Reproduce each of the lines word for word.

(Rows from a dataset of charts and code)
--- --- ---

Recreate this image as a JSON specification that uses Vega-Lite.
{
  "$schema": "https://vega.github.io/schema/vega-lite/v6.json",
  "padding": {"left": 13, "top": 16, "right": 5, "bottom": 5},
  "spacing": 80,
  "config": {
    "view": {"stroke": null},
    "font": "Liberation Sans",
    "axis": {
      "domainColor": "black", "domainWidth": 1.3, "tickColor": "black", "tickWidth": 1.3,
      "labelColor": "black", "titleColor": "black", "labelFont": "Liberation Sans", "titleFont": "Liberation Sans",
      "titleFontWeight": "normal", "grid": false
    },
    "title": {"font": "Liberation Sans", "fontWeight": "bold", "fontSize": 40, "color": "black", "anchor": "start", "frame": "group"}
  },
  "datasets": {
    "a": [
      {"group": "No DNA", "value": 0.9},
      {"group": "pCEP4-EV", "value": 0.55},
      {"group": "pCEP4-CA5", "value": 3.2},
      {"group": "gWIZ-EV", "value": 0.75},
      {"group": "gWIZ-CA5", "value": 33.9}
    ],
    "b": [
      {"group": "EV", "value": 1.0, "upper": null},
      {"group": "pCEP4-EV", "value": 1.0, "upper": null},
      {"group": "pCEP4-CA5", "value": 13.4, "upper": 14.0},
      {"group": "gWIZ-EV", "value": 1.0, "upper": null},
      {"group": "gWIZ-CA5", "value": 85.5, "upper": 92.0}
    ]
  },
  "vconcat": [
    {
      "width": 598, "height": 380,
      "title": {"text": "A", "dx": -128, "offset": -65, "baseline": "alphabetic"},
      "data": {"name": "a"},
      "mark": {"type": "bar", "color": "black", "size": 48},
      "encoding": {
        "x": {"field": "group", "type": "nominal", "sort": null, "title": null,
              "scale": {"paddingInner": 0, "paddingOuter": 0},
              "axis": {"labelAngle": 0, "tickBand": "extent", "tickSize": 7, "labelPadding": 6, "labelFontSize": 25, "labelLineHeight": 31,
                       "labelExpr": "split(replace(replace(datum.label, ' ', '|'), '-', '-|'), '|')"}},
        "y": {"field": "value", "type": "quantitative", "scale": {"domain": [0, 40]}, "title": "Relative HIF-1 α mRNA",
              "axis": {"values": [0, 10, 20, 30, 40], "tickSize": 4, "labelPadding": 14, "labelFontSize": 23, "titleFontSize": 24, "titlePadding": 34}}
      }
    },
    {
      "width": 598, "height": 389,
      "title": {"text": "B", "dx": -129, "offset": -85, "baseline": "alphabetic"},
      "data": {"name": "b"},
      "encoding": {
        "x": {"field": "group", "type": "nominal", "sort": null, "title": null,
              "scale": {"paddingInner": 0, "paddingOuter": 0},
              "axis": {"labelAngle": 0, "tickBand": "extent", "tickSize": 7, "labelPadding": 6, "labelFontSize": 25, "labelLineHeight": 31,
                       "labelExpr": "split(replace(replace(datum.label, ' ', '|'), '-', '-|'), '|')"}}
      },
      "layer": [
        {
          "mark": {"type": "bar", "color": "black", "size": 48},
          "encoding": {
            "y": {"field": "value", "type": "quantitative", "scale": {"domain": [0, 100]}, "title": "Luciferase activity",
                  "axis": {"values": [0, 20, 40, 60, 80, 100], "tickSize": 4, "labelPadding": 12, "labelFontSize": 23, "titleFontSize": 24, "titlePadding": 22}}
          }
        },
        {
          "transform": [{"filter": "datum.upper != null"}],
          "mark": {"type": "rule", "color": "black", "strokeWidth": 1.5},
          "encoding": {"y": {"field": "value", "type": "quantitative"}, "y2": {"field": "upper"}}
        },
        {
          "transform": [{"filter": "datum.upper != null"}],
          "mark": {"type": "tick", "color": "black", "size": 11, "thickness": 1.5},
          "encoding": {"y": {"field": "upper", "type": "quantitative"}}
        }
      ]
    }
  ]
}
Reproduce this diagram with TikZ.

--- --- ---

• **THE SOLUTION**:
Recreate this image as a JSON specification that uses Vega-Lite.
{
  "$schema": "https://vega.github.io/schema/vega-lite/v6.json",
  "padding": {"left": 13, "top": 16, "right": 5, "bottom": 5},
  "spacing": 80,
  "config": {
    "view": {"stroke": null},
    "font": "Liberation Sans",
    "axis": {
      "domainColor": "black", "domainWidth": 1.3, "tickColor": "black", "tickWidth": 1.3,
      "labelColor": "black", "titleColor": "black", "labelFont": "Liberation Sans", "titleFont": "Liberation Sans",
      "titleFontWeight": "normal", "grid": false
    },
    "title": {"font": "Liberation Sans", "fontWeight": "bold", "fontSize": 40, "color": "black", "anchor": "start", "frame": "group"}
  },
  "datasets": {
    "a": [
      {"group": "No DNA", "value": 0.9},
      {"group": "pCEP4-EV", "value": 0.55},
      {"group": "pCEP4-CA5", "value": 3.2},
      {"group": "gWIZ-EV", "value": 0.75},
      {"group": "gWIZ-CA5", "value": 33.9}
    ],
    "b": [
      {"group": "EV", "value": 1.0, "upper": null},
      {"group": "pCEP4-EV", "value": 1.0, "upper": null},
      {"group": "pCEP4-CA5", "value": 13.4, "upper": 14.0},
      {"group": "gWIZ-EV", "value": 1.0, "upper": null},
      {"group": "gWIZ-CA5", "value": 85.5, "upper": 92.0}
    ]
  },
  "vconcat": [
    {
      "width": 598, "height": 380,
      "title": {"text": "A", "dx": -128, "offset": -65, "baseline": "alphabetic"},
      "data": {"name": "a"},
      "mark": {"type": "bar", "color": "black", "size": 48},
      "encoding": {
        "x": {"field": "group", "type": "nominal", "sort": null, "title": null,
              "scale": {"paddingInner": 0, "paddingOuter": 0},
              "axis": {"labelAngle": 0, "tickBand": "extent", "tickSize": 7, "labelPadding": 6, "labelFontSize": 25, "labelLineHeight": 31,
                       "labelExpr": "split(replace(replace(datum.label, ' ', '|'), '-', '-|'), '|')"}},
        "y": {"field": "value", "type": "quantitative", "scale": {"domain": [0, 40]}, "title": "Relative HIF-1 α mRNA",
              "axis": {"values": [0, 10, 20, 30, 40], "tickSize": 4, "labelPadding": 14, "labelFontSize": 23, "titleFontSize": 24, "titlePadding": 34}}
      }
    },
    {
      "width": 598, "height": 389,
      "title": {"text": "B", "dx": -129, "offset": -85, "baseline": "alphabetic"},
      "data": {"name": "b"},
      "encoding": {
        "x": {"field": "group", "type": "nominal", "sort": null, "title": null,
              "scale": {"paddingInner": 0, "paddingOuter": 0},
              "axis": {"labelAngle": 0, "tickBand": "extent", "tickSize": 7, "labelPadding": 6, "labelFontSize": 25, "labelLineHeight": 31,
                       "labelExpr": "split(replace(replace(datum.label, ' ', '|'), '-', '-|'), '|')"}}
      },
      "layer": [
        {
          "mark": {"type": "bar", "color": "black", "size": 48},
          "encoding": {
            "y": {"field": "value", "type": "quantitative", "scale": {"domain": [0, 100]}, "title": "Luciferase activity",
                  "axis": {"values": [0, 20, 40, 60, 80, 100], "tickSize": 4, "labelPadding": 12, "labelFontSize": 23, "titleFontSize": 24, "titlePadding": 22}}
          }
        },
        {
          "transform": [{"filter": "datum.upper != null"}],
          "mark": {"type": "rule", "color": "black", "strokeWidth": 1.5},
          "encoding": {"y": {"field": "value", "type": "quantitative"}, "y2": {"field": "upper"}}
        },
        {
          "transform": [{"filter": "datum.upper != null"}],
          "mark": {"type": "tick", "color": "black", "size": 11, "thickness": 1.5},
          "encoding": {"y": {"field": "upper", "type": "quantitative"}}
        }
      ]
    }
  ]
}
Reproduce this diagram with TikZ.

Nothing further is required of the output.